How much working capital does a staffing agency typically need?

It depends on weekly payroll, burden, and payment terms. A practical rule is to model 4–8 weeks of payroll outlay (including taxes/burden) if client terms run Net 30–60+.

What is DSO and what’s a “good” DSO for staffing?

DSO (Days Sales Outstanding) measures how long it takes to collect after invoicing. “Good” varies by client mix and program requirements, but lowering DSO through faster approvals, cleaner invoices, and disciplined collections reduces payroll pressure.

What causes payroll cash crunches in MSP/VMS programs?

Strict time approvals, credentialing requirements, and EDI billing rules create bottlenecks.

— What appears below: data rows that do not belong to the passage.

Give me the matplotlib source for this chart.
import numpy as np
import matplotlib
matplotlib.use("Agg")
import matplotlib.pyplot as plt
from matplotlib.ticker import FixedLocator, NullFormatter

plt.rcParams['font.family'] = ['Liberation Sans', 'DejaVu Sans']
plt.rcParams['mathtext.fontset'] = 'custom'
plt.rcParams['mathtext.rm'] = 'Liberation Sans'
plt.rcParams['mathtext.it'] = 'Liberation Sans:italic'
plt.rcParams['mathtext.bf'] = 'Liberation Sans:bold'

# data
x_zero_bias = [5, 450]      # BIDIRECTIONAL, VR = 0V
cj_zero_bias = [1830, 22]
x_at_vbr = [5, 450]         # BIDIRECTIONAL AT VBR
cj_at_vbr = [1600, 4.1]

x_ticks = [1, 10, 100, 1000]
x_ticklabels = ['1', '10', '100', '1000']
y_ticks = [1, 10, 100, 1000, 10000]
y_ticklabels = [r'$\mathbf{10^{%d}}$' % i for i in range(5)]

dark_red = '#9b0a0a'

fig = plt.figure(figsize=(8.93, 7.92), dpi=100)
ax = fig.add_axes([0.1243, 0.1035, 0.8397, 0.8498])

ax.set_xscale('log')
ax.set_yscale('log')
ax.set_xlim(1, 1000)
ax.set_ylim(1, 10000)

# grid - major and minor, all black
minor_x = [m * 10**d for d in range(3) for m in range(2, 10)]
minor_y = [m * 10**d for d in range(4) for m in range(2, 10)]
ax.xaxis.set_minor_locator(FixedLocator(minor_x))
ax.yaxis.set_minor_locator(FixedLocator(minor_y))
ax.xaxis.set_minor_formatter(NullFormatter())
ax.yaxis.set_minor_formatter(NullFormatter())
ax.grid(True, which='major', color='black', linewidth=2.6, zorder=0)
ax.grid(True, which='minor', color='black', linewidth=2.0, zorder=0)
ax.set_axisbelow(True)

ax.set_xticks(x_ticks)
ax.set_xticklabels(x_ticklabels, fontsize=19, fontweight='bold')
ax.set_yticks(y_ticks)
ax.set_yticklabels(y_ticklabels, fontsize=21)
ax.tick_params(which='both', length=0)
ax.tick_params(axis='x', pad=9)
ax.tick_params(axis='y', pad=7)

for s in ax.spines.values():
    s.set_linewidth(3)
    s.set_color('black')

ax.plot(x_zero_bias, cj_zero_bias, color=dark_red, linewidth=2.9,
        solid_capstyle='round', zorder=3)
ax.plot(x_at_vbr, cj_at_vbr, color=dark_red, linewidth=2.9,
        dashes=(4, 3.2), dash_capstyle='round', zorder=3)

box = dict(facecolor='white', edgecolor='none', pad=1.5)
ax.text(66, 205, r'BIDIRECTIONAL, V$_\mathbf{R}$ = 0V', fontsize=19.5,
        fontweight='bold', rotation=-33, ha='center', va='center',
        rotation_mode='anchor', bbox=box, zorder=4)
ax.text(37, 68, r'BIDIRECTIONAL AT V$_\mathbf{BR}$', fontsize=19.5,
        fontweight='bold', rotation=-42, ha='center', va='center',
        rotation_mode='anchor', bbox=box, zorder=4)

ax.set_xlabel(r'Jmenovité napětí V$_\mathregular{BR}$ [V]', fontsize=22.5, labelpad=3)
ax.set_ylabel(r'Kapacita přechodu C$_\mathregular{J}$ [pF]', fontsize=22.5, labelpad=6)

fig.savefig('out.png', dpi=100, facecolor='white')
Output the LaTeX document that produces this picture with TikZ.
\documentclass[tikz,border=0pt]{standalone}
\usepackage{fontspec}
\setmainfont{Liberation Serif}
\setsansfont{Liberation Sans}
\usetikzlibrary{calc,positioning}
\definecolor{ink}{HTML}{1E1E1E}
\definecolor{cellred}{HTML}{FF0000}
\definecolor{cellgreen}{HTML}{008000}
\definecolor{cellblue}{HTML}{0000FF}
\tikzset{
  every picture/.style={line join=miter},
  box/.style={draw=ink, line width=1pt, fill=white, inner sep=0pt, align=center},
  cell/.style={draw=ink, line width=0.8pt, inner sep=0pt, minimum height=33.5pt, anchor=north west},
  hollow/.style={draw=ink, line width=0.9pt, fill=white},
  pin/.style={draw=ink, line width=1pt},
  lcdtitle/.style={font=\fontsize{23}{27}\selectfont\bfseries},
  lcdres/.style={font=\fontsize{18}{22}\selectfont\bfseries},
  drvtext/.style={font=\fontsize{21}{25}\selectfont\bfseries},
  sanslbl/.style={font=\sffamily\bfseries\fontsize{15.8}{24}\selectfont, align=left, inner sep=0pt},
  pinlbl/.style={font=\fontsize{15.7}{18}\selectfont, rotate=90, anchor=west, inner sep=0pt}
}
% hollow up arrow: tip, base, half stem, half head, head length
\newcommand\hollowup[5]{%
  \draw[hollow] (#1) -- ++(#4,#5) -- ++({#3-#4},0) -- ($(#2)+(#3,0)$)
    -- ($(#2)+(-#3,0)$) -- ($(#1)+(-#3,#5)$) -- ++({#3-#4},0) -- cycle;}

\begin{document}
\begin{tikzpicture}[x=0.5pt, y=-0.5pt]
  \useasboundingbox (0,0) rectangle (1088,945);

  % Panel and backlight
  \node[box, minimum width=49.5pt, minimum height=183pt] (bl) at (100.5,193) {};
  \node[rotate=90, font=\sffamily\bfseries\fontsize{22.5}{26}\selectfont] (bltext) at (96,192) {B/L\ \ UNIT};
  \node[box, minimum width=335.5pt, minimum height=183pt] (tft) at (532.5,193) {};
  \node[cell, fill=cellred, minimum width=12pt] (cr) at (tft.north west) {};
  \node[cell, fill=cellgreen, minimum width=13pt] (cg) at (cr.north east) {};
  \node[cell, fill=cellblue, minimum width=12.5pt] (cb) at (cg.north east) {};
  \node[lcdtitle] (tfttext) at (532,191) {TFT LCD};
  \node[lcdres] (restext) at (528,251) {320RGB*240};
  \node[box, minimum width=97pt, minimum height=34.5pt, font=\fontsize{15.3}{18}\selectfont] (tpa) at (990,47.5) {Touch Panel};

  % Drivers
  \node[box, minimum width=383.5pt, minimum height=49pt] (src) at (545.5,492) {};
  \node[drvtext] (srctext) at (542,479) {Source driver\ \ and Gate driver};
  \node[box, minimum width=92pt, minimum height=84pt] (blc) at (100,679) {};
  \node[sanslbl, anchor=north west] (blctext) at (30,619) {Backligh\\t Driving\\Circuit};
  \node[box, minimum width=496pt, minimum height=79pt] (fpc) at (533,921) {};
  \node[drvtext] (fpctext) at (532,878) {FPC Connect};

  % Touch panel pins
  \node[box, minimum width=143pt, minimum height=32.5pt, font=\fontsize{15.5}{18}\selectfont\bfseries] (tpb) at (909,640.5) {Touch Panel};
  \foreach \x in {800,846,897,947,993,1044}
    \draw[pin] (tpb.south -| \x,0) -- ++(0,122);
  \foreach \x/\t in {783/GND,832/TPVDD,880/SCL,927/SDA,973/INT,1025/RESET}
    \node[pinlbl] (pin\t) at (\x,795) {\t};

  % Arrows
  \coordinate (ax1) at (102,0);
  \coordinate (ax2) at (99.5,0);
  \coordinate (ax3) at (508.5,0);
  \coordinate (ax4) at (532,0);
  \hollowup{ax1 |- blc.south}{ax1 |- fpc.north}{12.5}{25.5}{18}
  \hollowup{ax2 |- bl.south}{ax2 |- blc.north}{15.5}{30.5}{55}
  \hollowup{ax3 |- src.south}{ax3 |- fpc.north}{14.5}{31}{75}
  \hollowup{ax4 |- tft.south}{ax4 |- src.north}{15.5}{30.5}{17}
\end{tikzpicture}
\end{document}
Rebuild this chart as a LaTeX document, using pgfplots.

Missing time, rejected line items, or documentation gaps can push payment into the next cycle.

What operational fixes improve staffing cash flow fastest?

Shortening approvals-to-invoice cycle time, reducing invoice errors, tightening dispute documentation, and enforcing a consistent weekly missing-time/approvals chase cadence typically produce the quickest improvements.

Is invoice factoring (payroll funding) the same as a loan?

No. Factoring is an advance against approved invoices (accounts receivable), not traditional term debt. The provider advances cash tied to invoice value and settles when the client pays, minus a fee.

When should a staffing firm consider payroll funding?

When weekly payroll outpaces available working capital, when growth is constrained by cash timing, or when DSO/enterprise program requirements create recurring payment delays.